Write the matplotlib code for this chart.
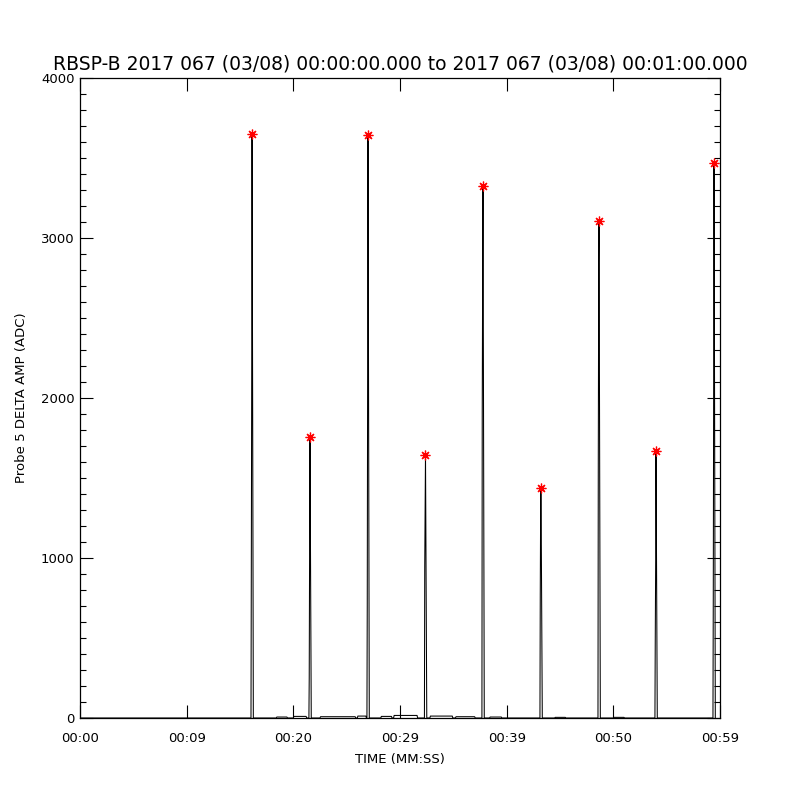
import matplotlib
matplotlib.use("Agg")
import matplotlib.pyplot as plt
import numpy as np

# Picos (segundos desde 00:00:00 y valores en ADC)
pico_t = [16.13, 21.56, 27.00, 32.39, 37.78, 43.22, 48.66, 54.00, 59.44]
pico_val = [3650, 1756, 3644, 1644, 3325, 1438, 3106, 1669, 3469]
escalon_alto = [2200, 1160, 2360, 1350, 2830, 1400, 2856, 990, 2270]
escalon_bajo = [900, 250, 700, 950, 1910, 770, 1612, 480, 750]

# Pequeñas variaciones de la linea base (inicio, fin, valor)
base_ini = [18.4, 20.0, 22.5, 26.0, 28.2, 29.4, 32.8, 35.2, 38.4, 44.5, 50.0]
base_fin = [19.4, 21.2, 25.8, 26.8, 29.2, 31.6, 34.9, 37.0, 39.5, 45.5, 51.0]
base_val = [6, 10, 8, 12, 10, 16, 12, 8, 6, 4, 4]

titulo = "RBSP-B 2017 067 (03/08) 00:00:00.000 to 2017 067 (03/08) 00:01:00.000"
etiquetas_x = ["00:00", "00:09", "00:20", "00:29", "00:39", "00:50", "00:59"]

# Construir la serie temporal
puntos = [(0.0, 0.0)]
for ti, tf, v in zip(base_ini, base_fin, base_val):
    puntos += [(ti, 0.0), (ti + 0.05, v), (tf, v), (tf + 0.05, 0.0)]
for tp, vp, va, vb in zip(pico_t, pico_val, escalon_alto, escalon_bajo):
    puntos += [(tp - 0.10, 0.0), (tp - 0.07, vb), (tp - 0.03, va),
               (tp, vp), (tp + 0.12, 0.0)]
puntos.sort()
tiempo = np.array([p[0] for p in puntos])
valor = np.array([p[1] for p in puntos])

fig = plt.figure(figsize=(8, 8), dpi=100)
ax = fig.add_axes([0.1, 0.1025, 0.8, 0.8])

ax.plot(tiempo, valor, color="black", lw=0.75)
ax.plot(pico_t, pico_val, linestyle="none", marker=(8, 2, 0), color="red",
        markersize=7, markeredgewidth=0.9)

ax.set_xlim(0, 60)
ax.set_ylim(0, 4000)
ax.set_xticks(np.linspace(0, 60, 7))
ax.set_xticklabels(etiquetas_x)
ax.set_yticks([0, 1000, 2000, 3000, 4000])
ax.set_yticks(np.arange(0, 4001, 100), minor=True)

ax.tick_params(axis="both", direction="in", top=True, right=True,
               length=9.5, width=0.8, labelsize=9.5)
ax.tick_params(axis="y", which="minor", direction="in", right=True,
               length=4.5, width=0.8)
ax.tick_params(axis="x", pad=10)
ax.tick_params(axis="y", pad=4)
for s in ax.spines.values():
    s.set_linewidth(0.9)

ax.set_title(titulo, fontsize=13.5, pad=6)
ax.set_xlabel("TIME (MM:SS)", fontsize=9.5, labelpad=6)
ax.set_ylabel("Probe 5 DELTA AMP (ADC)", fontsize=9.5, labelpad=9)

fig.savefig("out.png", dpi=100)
————————
WHAT IS BEING ASKED ->
Please take the lines from the beginning of the data above through the line holding "import numpy as np" and transcribe them exactly, without any pictures.

ANSWER TO THE PROBLEM ->
Write the matplotlib code for this chart.
import matplotlib
matplotlib.use("Agg")
import matplotlib.pyplot as plt
import numpy as np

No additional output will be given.